Mucho todavía puede decirse de la segunda película del gran cineasta soviético Andrei Tarkovsky, quien coescribió el guión con Andrei Konchalovsky, utilizando parte de la vida del personaje histórico y su contexto patrio para ahondar en cuestiones más bien filosóficas, metafísicas y universales. Tan solo hay que vislumbrar la escena en que re-imagina el Calvario de Jesús en un paraje cubierto de nieve, indumentarias hechas de pieles gruesas, etc. (un ambiente muy ruso en general), para darse cuenta de las intenciones del autor, quien ve en su porción de continente la oportunidad para abarcar la vida y sus esferas en plenitud. Rublev, a quien lacónicamente da vida uno de los colaboradores clave de Tarkovsky, aunque siempre presente en los eventos que se desencadenan con cada nuevo capítulo, suele quedar al margen de la acción, sirviendo como espectador y condensador de cada nuevo mensaje o inquietud adscrita al metraje, a la exploración de doscientos cinco minutos que el director hace de un mundo ensimismado en la envidia, el poder, la represión y la violencia. ¿Dónde queda el papel del artista, del verdadero artista en todo esto?, ¿dónde queda la fe?, son las preguntas que no solo el protagonista, sino también el autor se hace e intenta responder a través de la lenta meditación y su ulterior plasmación.

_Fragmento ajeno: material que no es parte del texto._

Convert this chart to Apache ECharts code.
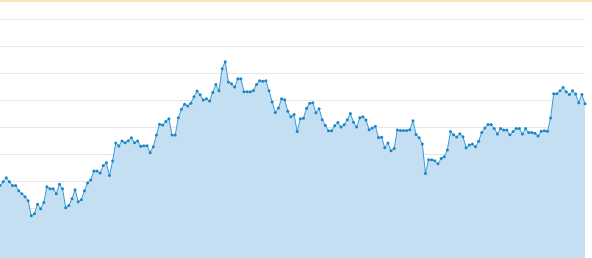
<!DOCTYPE html>
<html>
<head>
<meta charset="utf-8">
<script src="https://cdn.jsdelivr.net/npm/echarts@6/dist/echarts.min.js"></script>
<style>
  html, body { margin: 0; padding: 0; background: #ffffff; overflow: hidden; }
  #wrap { position: relative; width: 592px; height: 258px; overflow: hidden; }
  #topline { position: absolute; left: 0; top: 0; width: 592px; height: 2px; background: #f6e8b6; z-index: 2; }
  #chart { position: absolute; left: 0; top: 0; width: 592px; height: 300px; }
</style>
</head>
<body>
<div id="wrap">
  <div id="topline"></div>
  <div id="chart"></div>
</div>
<script>
// Series values (arbitrary scale 0..100, gridline every 10)
const values = [
  38.3, 39.7, 41.2, 39.7, 38.3, 38.3, 36.4, 35.3, 34.2, 32.7,
  27.1, 27.9, 31.4, 29.7, 32.0, 37.9, 37.1, 37.1, 35.3, 38.8,
  37.1, 30.1, 30.9, 33.4, 36.8, 32.3, 33.1, 36.4, 39.3, 40.4,
  43.7, 43.7, 43.0, 45.7, 46.8, 42.0, 47.4, 54.1, 53.0, 54.8,
  54.2, 54.9, 56.0, 54.2, 54.8, 52.9, 53.1, 53.1, 50.5, 52.7,
  57.0, 61.0, 60.7, 62.0, 63.1, 57.0, 57.0, 63.4, 66.6, 68.4,
  67.8, 68.8, 71.2, 73.3, 71.9, 70.0, 70.5, 69.6, 72.8, 75.7,
  73.4, 81.6, 84.2, 76.7, 76.0, 74.8, 77.9, 77.9, 73.1, 73.1,
  73.1, 73.5, 75.7, 77.1, 76.9, 77.1, 73.4, 69.3, 65.4, 67.0,
  70.5, 70.1, 65.8, 63.8, 64.6, 58.3, 63.1, 63.2, 66.9, 68.8,
  69.0, 65.3, 66.8, 62.7, 60.6, 58.6, 58.6, 60.5, 61.7, 60.0,
  60.8, 62.7, 65.0, 61.8, 60.0, 63.4, 63.8, 62.6, 59.0, 59.6,
  60.3, 56.1, 56.2, 52.3, 54.1, 51.2, 52.0, 58.9, 58.7, 58.7,
  58.7, 59.0, 62.3, 57.2, 56.0, 53.7, 42.8, 47.9, 47.9, 47.5,
  46.4, 48.3, 49.0, 51.5, 58.3, 57.1, 56.3, 57.5, 56.4, 52.3,
  53.3, 53.7, 52.7, 54.7, 58.0, 59.6, 60.9, 60.9, 59.4, 57.4,
  59.4, 58.9, 58.9, 57.1, 58.3, 59.4, 59.4, 57.4, 59.4, 58.0,
  58.0, 57.7, 56.7, 58.4, 58.6, 58.4, 63.3, 72.3, 72.3, 73.4,
  74.6, 73.1, 72.0, 73.4, 72.2, 69.0, 72.0, 68.6
];

// Categories: one per observation (labels not shown in the reference)
const categories = values.map(function (_, i) { return String(i + 1); });

// Value axis range and step
const yMin = 0;
const yMax = 100;
const yStep = 10;

const chart = echarts.init(document.getElementById('chart'), null, { renderer: 'canvas' });
chart.setOption({
  animation: false,
  backgroundColor: '#ffffff',
  grid: { left: 0, right: 7, top: 19, bottom: 11, containLabel: false },
  xAxis: {
    type: 'category',
    data: categories,
    boundaryGap: false,
    axisLine: { show: false },
    axisTick: { show: false },
    axisLabel: { show: false },
    splitLine: { show: false }
  },
  yAxis: {
    type: 'value',
    min: yMin,
    max: yMax,
    interval: yStep,
    axisLine: { show: false },
    axisTick: { show: false },
    axisLabel: { show: false },
    splitLine: { show: true, lineStyle: { color: '#e6e6e6', width: 1 } }
  },
  series: [{
    type: 'line',
    data: values,
    symbol: 'circle',
    symbolSize: 3,
    showSymbol: true,
    showAllSymbol: true,
    lineStyle: { color: '#3a9ad9', width: 1 },
    itemStyle: { color: '#1a86c8' },
    areaStyle: { color: '#c4dff2', opacity: 1 }
  }]
});
</script>
</body>
</html>
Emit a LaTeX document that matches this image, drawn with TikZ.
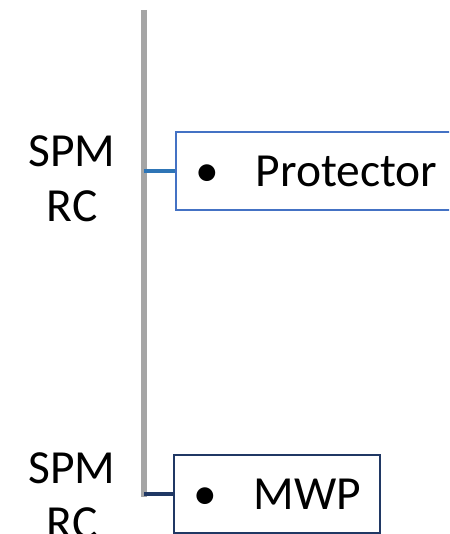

Es aquí donde reposa gran parte del paralelismo que hay entre ambos Andreis. Bajo ninguna circunstancia los vemos ejercer su oficio; uno por obvias razones, otro por ser siempre abordado en sus viajes, en medio de catástrofes o en instantes de profunda incertidumbre existencial. Sí, en cambio, los vemos (o los sabemos) buscando, indagando, observando, percibiendo. La película es esa larga compilación de esencias e impresiones sobre una humanidad carente de sensibilidad, a nivel de fondo y forma. Tenemos una serie de personajes variopintos: Teófanes el griego (Nikolai Sergeyev), un pintor grandemente desilusionado; Durochka (Irma Raush), una mujer muda que padece retraso mental; Boriska (Nikolai Burliaiev, quien interpretara a Iván en la ópera prima de Tarkovsky), hijo de un campanero fallecido, que dirige la fabricación de una campana sin estar muy seguro de que funcionará, etc. Diferentes facetas con las que Andrei (el monje) sufrirá el desencanto de ver su trabajo y sus creencias reducidas ante la sociedad. También está la perpetua estampa de la naturaleza consagrada a formas alegóricas; entre las más representativas el agua (elemento por el que Tarkovsky sentía gran fascinación), aquí resaltando la de riachuelos invadidos por otras sustancias y la que cae en forma de copos de nieve, y los caballos, que, como perfiles de la vida espiritualmente hablando, entran a cuadro libres por el campo, montados por tártaros, arrastrando a un pobre infeliz, resbalando con la sangre de muchas personas o rodando dolorosamente con la caída de otro soñador que quiso ver la tierra desde el cielo.
Andrei (el director) envuelve todo en una poética sin precedentes, que se convertiría en la declaración definitiva de su estilo. Parsimoniosos travelings y pacientes paneos se dan el tiempo de abarcar cada nervadura de la fina percepción del soviético, quien al final incluye fragmentos de pinturas de Rublev a color, enseñando así el resultado de su meditación, su plasmación, y sellando la propia, como dos seres de diferentes tiempos desembocando en una única y soberbia obra de arte.